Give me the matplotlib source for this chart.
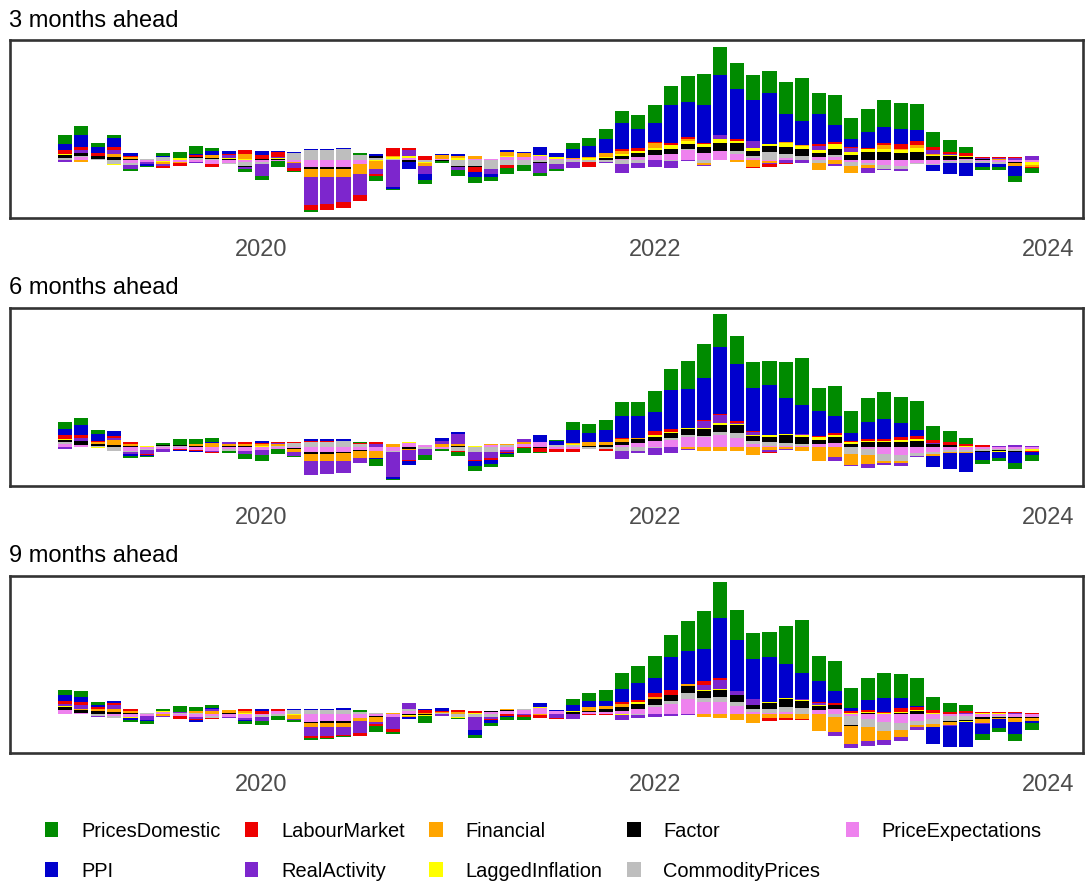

...

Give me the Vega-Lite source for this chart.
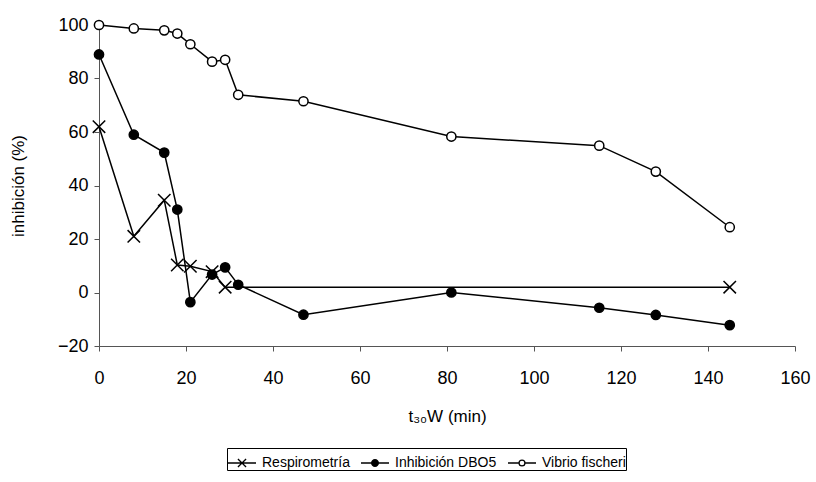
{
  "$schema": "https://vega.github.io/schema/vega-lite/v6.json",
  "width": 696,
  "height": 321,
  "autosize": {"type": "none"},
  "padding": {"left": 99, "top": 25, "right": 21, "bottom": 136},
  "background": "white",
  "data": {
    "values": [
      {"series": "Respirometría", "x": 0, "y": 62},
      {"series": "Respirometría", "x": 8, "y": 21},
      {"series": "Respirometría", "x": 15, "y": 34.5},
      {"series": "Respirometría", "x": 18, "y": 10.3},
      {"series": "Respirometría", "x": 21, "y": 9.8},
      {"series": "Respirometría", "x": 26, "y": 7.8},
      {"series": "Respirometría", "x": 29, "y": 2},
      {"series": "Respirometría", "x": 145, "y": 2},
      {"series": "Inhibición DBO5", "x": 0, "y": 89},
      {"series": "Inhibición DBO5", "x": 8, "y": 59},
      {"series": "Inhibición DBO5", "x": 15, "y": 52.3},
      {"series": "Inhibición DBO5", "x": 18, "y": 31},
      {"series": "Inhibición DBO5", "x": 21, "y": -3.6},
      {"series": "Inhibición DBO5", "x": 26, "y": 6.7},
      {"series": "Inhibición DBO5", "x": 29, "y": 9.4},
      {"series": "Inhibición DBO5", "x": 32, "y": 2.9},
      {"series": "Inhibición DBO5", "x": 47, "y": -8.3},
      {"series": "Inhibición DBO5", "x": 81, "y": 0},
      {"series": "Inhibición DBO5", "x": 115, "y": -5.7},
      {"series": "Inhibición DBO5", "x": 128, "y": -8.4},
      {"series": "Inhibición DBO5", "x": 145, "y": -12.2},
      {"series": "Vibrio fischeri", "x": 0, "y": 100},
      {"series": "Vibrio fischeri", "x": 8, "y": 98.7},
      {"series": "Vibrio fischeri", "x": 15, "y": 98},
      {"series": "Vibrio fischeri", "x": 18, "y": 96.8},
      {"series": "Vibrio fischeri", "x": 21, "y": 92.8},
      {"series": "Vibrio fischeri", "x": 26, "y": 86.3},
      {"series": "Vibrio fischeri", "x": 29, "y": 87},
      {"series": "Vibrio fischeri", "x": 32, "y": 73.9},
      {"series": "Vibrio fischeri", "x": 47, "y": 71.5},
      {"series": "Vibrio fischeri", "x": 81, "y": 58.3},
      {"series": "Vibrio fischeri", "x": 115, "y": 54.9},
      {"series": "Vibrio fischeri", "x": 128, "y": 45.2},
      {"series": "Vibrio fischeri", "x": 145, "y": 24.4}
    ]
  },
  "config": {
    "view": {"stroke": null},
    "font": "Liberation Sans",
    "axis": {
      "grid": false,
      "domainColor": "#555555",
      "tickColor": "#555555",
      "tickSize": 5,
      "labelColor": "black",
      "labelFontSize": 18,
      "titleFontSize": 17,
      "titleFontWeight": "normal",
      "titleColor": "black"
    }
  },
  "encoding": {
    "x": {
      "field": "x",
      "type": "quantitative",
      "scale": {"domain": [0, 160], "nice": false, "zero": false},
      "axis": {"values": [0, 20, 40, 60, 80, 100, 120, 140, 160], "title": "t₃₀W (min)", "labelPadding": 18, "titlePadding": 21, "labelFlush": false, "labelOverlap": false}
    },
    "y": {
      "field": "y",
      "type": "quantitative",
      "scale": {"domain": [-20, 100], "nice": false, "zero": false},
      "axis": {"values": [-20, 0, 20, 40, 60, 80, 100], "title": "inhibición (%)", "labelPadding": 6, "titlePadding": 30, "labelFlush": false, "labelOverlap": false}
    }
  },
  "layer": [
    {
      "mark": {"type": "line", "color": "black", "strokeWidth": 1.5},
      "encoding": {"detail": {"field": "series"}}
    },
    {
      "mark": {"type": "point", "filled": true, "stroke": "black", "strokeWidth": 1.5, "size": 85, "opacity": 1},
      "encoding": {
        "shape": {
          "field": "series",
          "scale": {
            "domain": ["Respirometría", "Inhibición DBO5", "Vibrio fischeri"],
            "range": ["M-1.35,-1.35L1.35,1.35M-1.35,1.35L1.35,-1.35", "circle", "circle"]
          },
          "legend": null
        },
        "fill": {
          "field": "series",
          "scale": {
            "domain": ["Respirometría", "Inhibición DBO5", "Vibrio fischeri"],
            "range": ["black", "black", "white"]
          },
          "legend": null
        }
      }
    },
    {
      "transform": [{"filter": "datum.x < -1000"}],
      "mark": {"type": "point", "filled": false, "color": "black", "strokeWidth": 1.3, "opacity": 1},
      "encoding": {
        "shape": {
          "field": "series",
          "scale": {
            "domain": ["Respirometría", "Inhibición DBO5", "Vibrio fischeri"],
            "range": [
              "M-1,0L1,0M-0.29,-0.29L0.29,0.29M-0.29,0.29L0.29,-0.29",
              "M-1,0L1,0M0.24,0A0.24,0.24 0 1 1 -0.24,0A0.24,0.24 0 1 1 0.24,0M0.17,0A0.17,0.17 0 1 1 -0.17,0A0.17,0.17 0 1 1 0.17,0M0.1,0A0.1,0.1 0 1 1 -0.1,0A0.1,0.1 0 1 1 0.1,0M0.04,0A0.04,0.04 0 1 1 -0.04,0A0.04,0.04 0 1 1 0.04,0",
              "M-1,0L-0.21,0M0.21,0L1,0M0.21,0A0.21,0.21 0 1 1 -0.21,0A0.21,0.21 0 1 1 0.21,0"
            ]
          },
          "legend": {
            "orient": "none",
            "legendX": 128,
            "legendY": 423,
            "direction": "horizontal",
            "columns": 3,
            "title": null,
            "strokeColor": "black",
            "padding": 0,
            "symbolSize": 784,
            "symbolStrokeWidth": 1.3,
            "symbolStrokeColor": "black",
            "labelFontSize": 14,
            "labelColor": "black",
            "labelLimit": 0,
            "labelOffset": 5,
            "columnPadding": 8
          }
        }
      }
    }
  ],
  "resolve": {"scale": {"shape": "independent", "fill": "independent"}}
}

__Brief__
Count how many lines above carry the word "Give". Only the number is required.

__Answer to this exercise__
2